Cause # 4. Heaviness of Land Revenue:

According to R.C. Dutt the heaviness of land revenue with the rigidity of its collection was one of the causes of rural indebtedness. Even in periods of famines and depression there was little or no remission of land revenue.

Cause # 5. Increased Standard of Living:

There has been a change the standard of living of the peasant. There was a general rise in the standard of living of the farmer without corresponding increase in their purchasing power. Hence they resorted to borrowing.
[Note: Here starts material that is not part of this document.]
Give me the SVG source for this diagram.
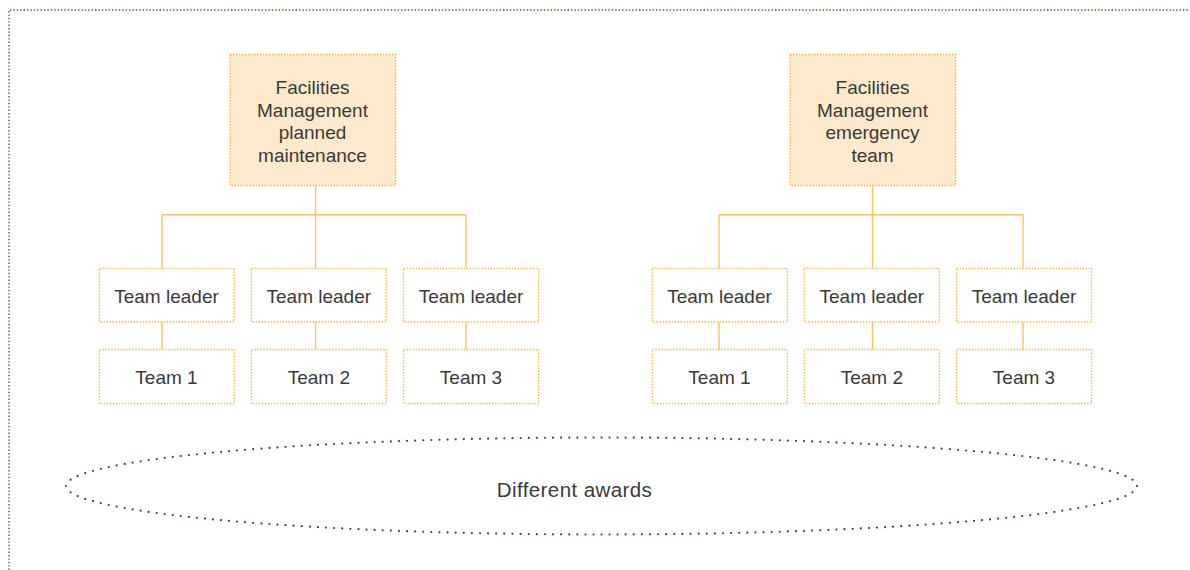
<svg xmlns="http://www.w3.org/2000/svg" width="1190" height="570" viewBox="0 0 1190 570">
  <style>
    .box { fill: #ffffff; stroke: #f8b73c; stroke-width: 1.3; stroke-dasharray: 1.4 1.6; }
    .head { fill: #fde9cc; stroke: #f8b73c; stroke-width: 1.3; stroke-dasharray: 1.4 1.6; }
    .link { fill: none; stroke: #f9c366; stroke-width: 1.4; }
    .frame { fill: none; stroke: #7a4e2d; stroke-width: 1.4; stroke-dasharray: 1.4 2; }
    .awards { fill: none; stroke: #5e3a1c; stroke-width: 2.2; stroke-linecap: round; stroke-dasharray: 0 8.1; }
    text { font-family: "Liberation Sans", Arial, sans-serif; font-size: 19px; fill: #3a3a3a; text-anchor: middle; }
    .big { font-size: 20.5px; letter-spacing: 0.4px; }
  </style>

  <!-- outer dotted frame (top and left edges) -->
  <path class="frame" d="M9,570 V10 H1190"/>

  <!-- connectors -->
  <g id="connectors">
    <path class="link" d="M315.5,185.5 V214.7 M162,214.7 H466 M162,214.7 V268 M466,214.7 V268 M315.5,214.7 V268"/>
    <path class="link" d="M162,322 V349.5 M315.5,322 V349.5 M466,322 V349.5"/>
    <path class="link" d="M872.5,185.5 V214.7 M719,214.7 H1023 M719,214.7 V268 M1023,214.7 V268 M872.5,214.7 V268"/>
    <path class="link" d="M719,322 V349.5 M872.5,322 V349.5 M1023,322 V349.5"/>
  </g>

  <!-- planned maintenance branch -->
  <g id="fm-planned">
    <rect class="head" x="230" y="54.5" width="165.5" height="131"/>
    <text x="312.5" y="94"><tspan x="312.5">Facilities</tspan><tspan x="312.5" dy="22.5">Management</tspan><tspan x="312.5" dy="22.5">planned</tspan><tspan x="312.5" dy="22.5">maintenance</tspan></text>
  </g>
  <g id="planned-leader-1"><rect class="box" x="99.3" y="268.3" width="135" height="53.7"/><text x="166.5" y="302.5">Team leader</text></g>
  <g id="planned-leader-2"><rect class="box" x="251.3" y="268.3" width="135" height="53.7"/><text x="318.8" y="302.5">Team leader</text></g>
  <g id="planned-leader-3"><rect class="box" x="403.6" y="268.3" width="135" height="53.7"/><text x="471" y="302.5">Team leader</text></g>
  <g id="planned-team-1"><rect class="box" x="99.3" y="349.5" width="135" height="54"/><text x="166.5" y="383.5">Team 1</text></g>
  <g id="planned-team-2"><rect class="box" x="251.3" y="349.5" width="135" height="54"/><text x="318.8" y="383.5">Team 2</text></g>
  <g id="planned-team-3"><rect class="box" x="403.6" y="349.5" width="135" height="54"/><text x="471" y="383.5">Team 3</text></g>

  <!-- emergency team branch -->
  <g id="fm-emergency">
    <rect class="head" x="790" y="54.5" width="165.5" height="131"/>
    <text x="872.5" y="94"><tspan x="872.5">Facilities</tspan><tspan x="872.5" dy="22.5">Management</tspan><tspan x="872.5" dy="22.5">emergency</tspan><tspan x="872.5" dy="22.5">team</tspan></text>
  </g>
  <g id="emergency-leader-1"><rect class="box" x="652.3" y="268.3" width="135" height="53.7"/><text x="719.5" y="302.5">Team leader</text></g>
  <g id="emergency-leader-2"><rect class="box" x="804.3" y="268.3" width="135" height="53.7"/><text x="871.8" y="302.5">Team leader</text></g>
  <g id="emergency-leader-3"><rect class="box" x="956.6" y="268.3" width="135" height="53.7"/><text x="1024" y="302.5">Team leader</text></g>
  <g id="emergency-team-1"><rect class="box" x="652.3" y="349.5" width="135" height="54"/><text x="719.5" y="383.5">Team 1</text></g>
  <g id="emergency-team-2"><rect class="box" x="804.3" y="349.5" width="135" height="54"/><text x="871.8" y="383.5">Team 2</text></g>
  <g id="emergency-team-3"><rect class="box" x="956.6" y="349.5" width="135" height="54"/><text x="1024" y="383.5">Team 3</text></g>

  <!-- shared award coverage -->
  <g id="awards">
    <ellipse class="awards" cx="601.5" cy="486" rx="535.5" ry="48.5"/>
    <text class="big" x="574.5" y="497">Different awards</text>
  </g>
</svg>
Cause # 6. Conditions Necessary to Induce the Money Lenders to Lend:


The establishment of a strong and centralised rule and new judicial system by the British created the condition necessary to induce the money-lenders to give, loans against proper security and get high rates of inter est.

Moneylenders could get the debtors arrested or get their properties attached. Earlier it was not customary for the creditor to seize the land of his debtor. But with the steady rise in land values and with the facilities available for the transfer of land, it became profitable and easy for the moneylender to lend and realise.

Cause # 7. Improvident Expenditure:

Another cause of rural indebtedness was traditional social expenses on wedding, deaths, dinners, etc. The peasants had also to borrow for cultivation expenses and even for domestic expenses, which went up during temporary prosperity and remained high even bad times.

Cause # 8. Ancestral Debts:

It may also be pointed out that the debt is ancestral. As it is said the Indian farmer is born in debt, lives in debt and dies in debt leaving behind debt.

Cause # 9. Questionable Practices of Money-Lenders:


To these may be added the questionable practices of the money-lenders. The money lenders followed many questionable practices like deducing advance interest, getting gifts for doing business, liking of thumb impression on blank paper, manipulating accounts, executing documents for larger sums than those actually given, taking of conditional sale deed, etc. The rates obtained by the money­lender were high.

Conclusion of Royal Commission:

We may quote the conclusion of the Royal Commission on Indian Agriculture on the subject. “The general expansion of the credit of the land-holder, his illiteracy and the temptation he has to relieve present necessities by mortgaging his future income and even his capital, have on the one hand, led to the increased indebtedness, while on the other hand, the position of the money-lender has been strengthened by the rapid development of commerce and trade, the introduction of established law and permanent Civil Courts and the enactment of such measures as the Contract Act.”